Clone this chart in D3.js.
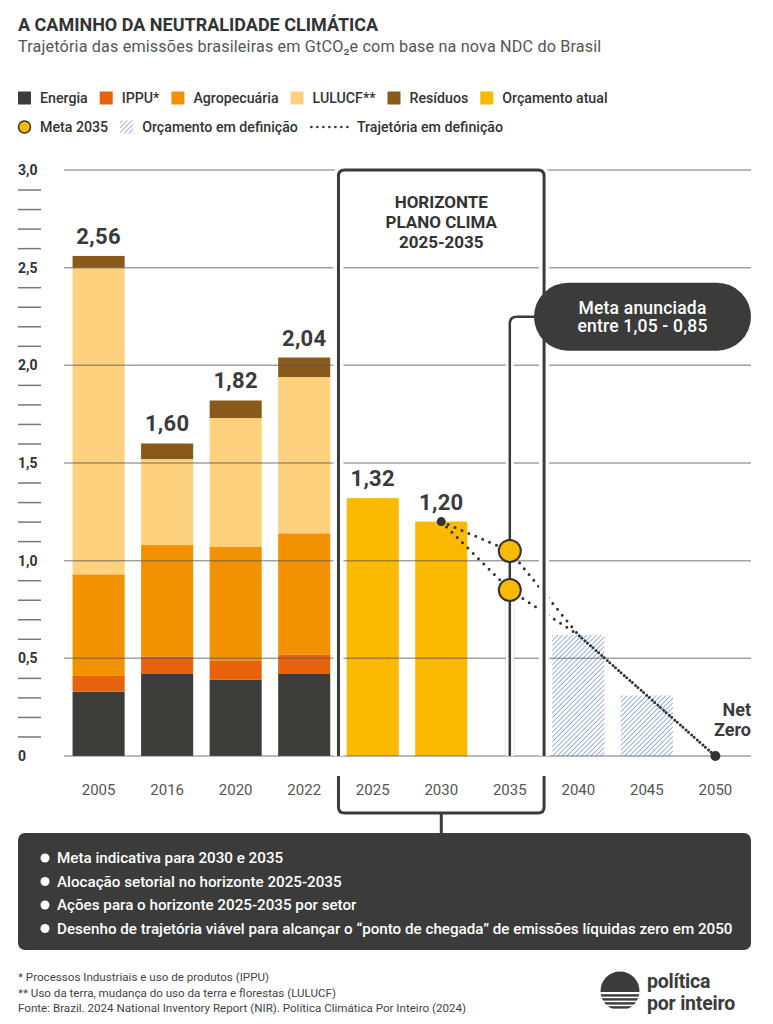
<!DOCTYPE html>
<html>
<head>
<meta charset="utf-8">
<title>A caminho da neutralidade climática</title>
<style>
  body { margin: 0; padding: 0; background: #fff; }
  svg { display: block; font-family: Roboto, "Noto Sans", sans-serif; }
</style>
</head>
<body>
<div id="chart"></div>
<script src="https://cdn.jsdelivr.net/npm/d3@7"></script>
<script>
// dados em GtCO2e
const anos = ["2005", "2016", "2020", "2022", "2025", "2030", "2035", "2040", "2045", "2050"];
const anosHist = ["2005", "2016", "2020", "2022"];
const setores = ["Energia", "IPPU*", "Agropecuária", "LULUCF**", "Resíduos"];
const energia = [0.33, 0.42, 0.39, 0.42];
const ippu = [0.08, 0.09, 0.10, 0.10];
const agropecuaria = [0.52, 0.57, 0.58, 0.62];
const lulucf = [1.57, 0.44, 0.66, 0.80];
const residuos = [0.06, 0.08, 0.09, 0.10];
const anosOrcamento = ["2025", "2030"];
const orcamento = [1.32, 1.20];
const anoMeta = "2035";
const meta = [1.05, 0.85];
const anosDefinicao = ["2040", "2045"];
const definicao = [0.62, 0.31];
const trajAnos = ["2030", "2035", "2040", "2045", "2050"];
const trajAlta = [1.20, 1.05, 0.62, 0.31, 0];
const trajBaixa = [1.20, 0.85, 0.62, 0.31, 0];
const yTicks = [0, 0.5, 1, 1.5, 2, 2.5, 3];
const itensPlano = [
  "Meta indicativa para 2030 e 2035",
  "Alocação setorial no horizonte 2025-2035",
  "Ações para o horizonte 2025-2035 por setor",
  "Desenho de trajetória viável para alcançar o “ponto de chegada” de emissões líquidas zero em 2050"
];
const notas = [
  "* Processos Industriais e uso de produtos (IPPU)",
  "** Uso da terra, mudança do uso da terra e florestas (LULUCF)",
  "Fonte: Brazil. 2024 National Inventory Report (NIR). Política Climática Por Inteiro (2024)"
];

const cores = ["#3c3c3a", "#e8620b", "#f29200", "#fdd17d", "#8a5a1a"];
const corOrcamento = "#fbb900";
const escuro = "#3b3b3b";
const hachura = "#6f90d2";

const width = 773, height = 1024;
const svg = d3.select("#chart").append("svg")
  .attr("width", width)
  .attr("height", height);

const br = d3.formatLocale({decimal: ",", thousands: ".", grouping: [3], currency: ["R$", ""]});
const f2 = br.format(".2f");
const fTick = d => d === 0 ? "0" : br.format(".1f")(d);

// padrão de hachura
const defs = svg.append("defs");
defs.append("pattern")
  .attr("id", "hatch")
  .attr("patternUnits", "userSpaceOnUse")
  .attr("width", 3.4).attr("height", 3.4)
  .attr("patternTransform", "rotate(45)")
  .append("line")
  .attr("x1", 0).attr("y1", 0).attr("x2", 0).attr("y2", 3.4)
  .attr("stroke", hachura).attr("stroke-width", 1.4);

// cabeçalho
svg.append("text").attr("x", 18).attr("y", 31)
  .attr("font-size", 18).attr("font-weight", 700).attr("fill", "#333")
  .text("A CAMINHO DA NEUTRALIDADE CLIMÁTICA");
svg.append("text").attr("x", 18).attr("y", 52)
  .attr("font-size", 16.2).attr("letter-spacing", 0.15).attr("fill", "#555")
  .text("Trajetória das emissões brasileiras em GtCO₂e com base na nova NDC do Brasil");

// legenda
function legenda(itens, ly) {
  let lx = 18;
  itens.forEach(it => {
    const g = svg.append("g").attr("transform", `translate(${lx},${ly})`);
    let w = 13;
    if (it.tipo === "quad") {
      g.append("rect").attr("x", 0).attr("y", -6.5).attr("width", 13).attr("height", 13).attr("fill", it.cor);
    } else if (it.tipo === "circ") {
      g.append("circle").attr("cx", 6.5).attr("cy", 0).attr("r", 6).attr("fill", corOrcamento)
        .attr("stroke", "#333").attr("stroke-width", 1.5);
    } else if (it.tipo === "hach") {
      g.append("rect").attr("x", 0).attr("y", -6.5).attr("width", 13).attr("height", 13).attr("fill", "url(#hatch)");
    } else {
      w = 38;
      g.append("line").attr("x1", 1.5).attr("x2", w).attr("y1", 0).attr("y2", 0)
        .attr("stroke", "#333").attr("stroke-width", 2.6)
        .attr("stroke-linecap", "round").attr("stroke-dasharray", "0 6");
    }
    const t = g.append("text").attr("x", w + 9).attr("y", 0).attr("dy", "0.35em")
      .attr("font-size", 14.2).attr("font-weight", 500).attr("fill", "#333").text(it.nome);
    lx += w + 9 + t.node().getComputedTextLength() + 12;
  });
}
legenda(setores.map((s, i) => ({nome: s, tipo: "quad", cor: cores[i]}))
  .concat([{nome: "Orçamento atual", tipo: "quad", cor: corOrcamento}]), 98);
legenda([
  {nome: "Meta 2035", tipo: "circ"},
  {nome: "Orçamento em definição", tipo: "hach"},
  {nome: "Trajetória em definição", tipo: "dots"}
], 127);

// escalas
const x = d3.scaleBand().domain(anos).range([64, 750]).paddingInner(0.24).paddingOuter(0.125);
const y = d3.scaleLinear().domain([0, 3]).range([756, 170]);
const bw = x.bandwidth();
const cx = a => x(a) + bw / 2;

// barras empilhadas
const linhas = anosHist.map((a, i) => ({
  ano: a,
  "Energia": energia[i], "IPPU*": ippu[i], "Agropecuária": agropecuaria[i],
  "LULUCF**": lulucf[i], "Resíduos": residuos[i]
}));
const series = d3.stack().keys(setores)(linhas);
svg.append("g").selectAll("g").data(series).join("g")
  .attr("fill", (d, i) => cores[i])
  .selectAll("rect").data(d => d).join("rect")
  .attr("x", d => x(d.data.ano))
  .attr("y", d => y(d[1]))
  .attr("width", bw)
  .attr("height", d => y(d[0]) - y(d[1]));

svg.append("g").selectAll("rect").data(anosOrcamento).join("rect")
  .attr("x", d => x(d)).attr("width", bw)
  .attr("y", (d, i) => y(orcamento[i]))
  .attr("height", (d, i) => y(0) - y(orcamento[i]))
  .attr("fill", corOrcamento);

svg.append("g").selectAll("rect").data(anosDefinicao).join("rect")
  .attr("x", d => x(d)).attr("width", bw)
  .attr("y", (d, i) => y(definicao[i]))
  .attr("height", (d, i) => y(0) - y(definicao[i]))
  .attr("fill", "url(#hatch)");

// faixa clara da meta 2035
svg.append("rect")
  .attr("x", cx(anoMeta) - 5).attr("width", 10)
  .attr("y", y(d3.min(meta))).attr("height", y(0) - y(d3.min(meta)))
  .attr("fill", "#ebebeb");

// linhas de grade
svg.append("g").selectAll("line").data(yTicks).join("line")
  .attr("x1", 64).attr("x2", 751)
  .attr("y1", d => y(d)).attr("y2", d => y(d))
  .attr("stroke", "#555").attr("stroke-opacity", 0.55).attr("stroke-width", 1.5);

// eixo y
const eixoY = svg.append("g").attr("transform", "translate(18,0)")
  .call(d3.axisLeft(y).tickValues(yTicks).tickSize(0).tickFormat(fTick));
eixoY.select(".domain").remove();
eixoY.selectAll("text").attr("x", 0).attr("text-anchor", "start")
  .attr("font-family", "Roboto").attr("font-size", 14).attr("font-weight", 700).attr("fill", "#333");

const menores = d3.range(1, 30).filter(i => i % 5 !== 0).map(i => i / 10);
const eixoMenor = svg.append("g").attr("transform", "translate(18,0)")
  .call(d3.axisLeft(y).tickValues(menores).tickSize(-23).tickFormat(""));
eixoMenor.select(".domain").remove();
eixoMenor.selectAll("line").attr("stroke", "#777").attr("stroke-width", 1.5);

// eixo x
const eixoX = svg.append("g").attr("transform", `translate(0,${y(0)})`)
  .call(d3.axisBottom(x).tickSize(0).tickPadding(28));
eixoX.select(".domain").remove();
eixoX.selectAll("text").attr("font-family", "Roboto").attr("font-size", 15).attr("fill", "#555");

// trajetórias pontilhadas
const traj = d3.line().x(d => cx(d[0])).y(d => y(d[1]));
[trajAlta, trajBaixa].forEach(v => {
  svg.append("path")
    .attr("d", traj(trajAnos.map((a, i) => [a, v[i]])))
    .attr("fill", "none").attr("stroke", "#333").attr("stroke-width", 3)
    .attr("stroke-linecap", "round").attr("stroke-dasharray", "0 7.5");
});

// haste da meta e chamada
const sx = cx(anoMeta), calloutY = 316.7, calloutX = 534;
const haste = `M${sx},${y(0)} V${calloutY + 7} Q${sx},${calloutY} ${sx + 7},${calloutY} H${calloutX + 5}`;
svg.append("path").attr("d", haste).attr("fill", "none").attr("stroke", "#fff").attr("stroke-width", 8);
svg.append("path").attr("d", haste).attr("fill", "none").attr("stroke", escuro).attr("stroke-width", 2.5);

// caixa do horizonte plano clima
const bL = (x("2022") + bw + x("2025")) / 2;
const bR = x("2035") + bw + (x("2040") - x("2035") - bw) / 2;
const bTop = y(3), bBot = y(0), r = 6;
const caixa = `M${bL},${bBot} V${bTop + r} Q${bL},${bTop} ${bL + r},${bTop} H${bR - r} Q${bR},${bTop} ${bR},${bTop + r} V${bBot}`;
const chave = `M${bL},776 V${813 - r} Q${bL},813 ${bL + r},813 H${bR - r} Q${bR},813 ${bR},${813 - r} V776 M${(bL + bR) / 2},813 V833`;
svg.append("path").attr("d", caixa).attr("fill", "none").attr("stroke", "#fff").attr("stroke-width", 10);
[caixa, chave].forEach(p => svg.append("path").attr("d", p).attr("fill", "none")
  .attr("stroke", escuro).attr("stroke-width", 3).attr("stroke-linejoin", "round"));

svg.append("text").attr("x", (bL + bR) / 2).attr("y", 208).attr("text-anchor", "middle")
  .attr("font-size", 17).attr("font-weight", 700).attr("fill", "#333")
  .selectAll("tspan").data(["HORIZONTE", "PLANO CLIMA", "2025-2035"]).join("tspan")
  .attr("x", (bL + bR) / 2).attr("dy", (d, i) => i ? 20 : 0).text(d => d);

// pontos e círculos
svg.append("circle").attr("cx", cx("2030")).attr("cy", y(orcamento[1])).attr("r", 4.5).attr("fill", "#333");
svg.append("circle").attr("cx", cx("2050")).attr("cy", y(0)).attr("r", 5).attr("fill", "#333");
svg.append("g").selectAll("circle").data(meta).join("circle")
  .attr("cx", sx).attr("cy", d => y(d)).attr("r", 11)
  .attr("fill", corOrcamento).attr("stroke", "#333").attr("stroke-width", 2);

// rótulos de valores
const totais = linhas.map(d => ({ano: d.ano, v: d3.sum(setores, k => d[k])}))
  .concat(anosOrcamento.map((a, i) => ({ano: a, v: orcamento[i]})));
svg.append("g").selectAll("text").data(totais).join("text")
  .attr("x", d => cx(d.ano)).attr("y", d => y(d.v) - 12)
  .attr("text-anchor", "middle").attr("font-size", 22).attr("font-weight", 700)
  .attr("letter-spacing", 0.3).attr("fill", escuro)
  .text(d => f2(d.v));

["Net", "Zero"].forEach((t, i) => svg.append("text")
  .attr("x", 751).attr("y", 716 + i * 20).attr("text-anchor", "end")
  .attr("font-size", 18).attr("font-weight", 700).attr("fill", escuro).text(t));

// balão da meta anunciada
svg.append("rect").attr("x", calloutX).attr("y", 282.7).attr("width", 217).attr("height", 68)
  .attr("rx", 34).attr("fill", escuro);
svg.append("text").attr("x", calloutX + 108.5).attr("y", 314).attr("text-anchor", "middle")
  .attr("font-size", 17.5).attr("font-weight", 500).attr("letter-spacing", 0.2).attr("fill", "#fff")
  .selectAll("tspan").data(["Meta anunciada", "entre 1,05 - 0,85"]).join("tspan")
  .attr("x", calloutX + 108.5).attr("dy", (d, i) => i ? 18 : 0).text(d => d);

// caixa inferior
svg.append("rect").attr("x", 18).attr("y", 833).attr("width", 733).attr("height", 117)
  .attr("rx", 7).attr("fill", escuro);
const itens = svg.append("g").selectAll("g").data(itensPlano).join("g")
  .attr("transform", (d, i) => `translate(0,${858 + i * 23.5})`);
itens.append("circle").attr("cx", 45).attr("cy", 0).attr("r", 4.5).attr("fill", "#fff");
itens.append("text").attr("x", 57).attr("dy", "0.36em")
  .attr("font-size", 15.2).attr("font-weight", 500).attr("fill", "#fff").text(d => d);

// notas
svg.append("g").selectAll("text").data(notas).join("text")
  .attr("x", 18).attr("y", (d, i) => 981 + i * 15.5)
  .attr("font-size", 11.6).attr("fill", "#444").text(d => d);

// logotipo
const logo = svg.append("g").attr("fill", escuro);
defs.append("clipPath").attr("id", "sol").append("circle").attr("cx", 620).attr("cy", 991).attr("r", 19.5);
const sol = logo.append("g").attr("clip-path", "url(#sol)");
sol.append("rect").attr("x", 600).attr("y", 971).attr("width", 40).attr("height", 21);
[994.2, 998.2, 1002.2, 1006.2].forEach(yy =>
  sol.append("rect").attr("x", 600).attr("y", yy).attr("width", 40).attr("height", 2.4));
logo.append("text").attr("x", 647).attr("y", 988).attr("font-size", 19.5).attr("font-weight", 700)
  .attr("letter-spacing", -0.2).text("política");
logo.append("text").attr("x", 647).attr("y", 1010).attr("font-size", 19.5).attr("font-weight", 700)
  .attr("letter-spacing", -0.2).text("por inteiro");
</script>
</body>
</html>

※

WHAT THIS TASK INVOLVES:
Which lines contain "chart"? Copy each of them.

REPLY:
Clone this chart in D3.js.
<div id="chart"></div>
const svg = d3.select("#chart").append("svg")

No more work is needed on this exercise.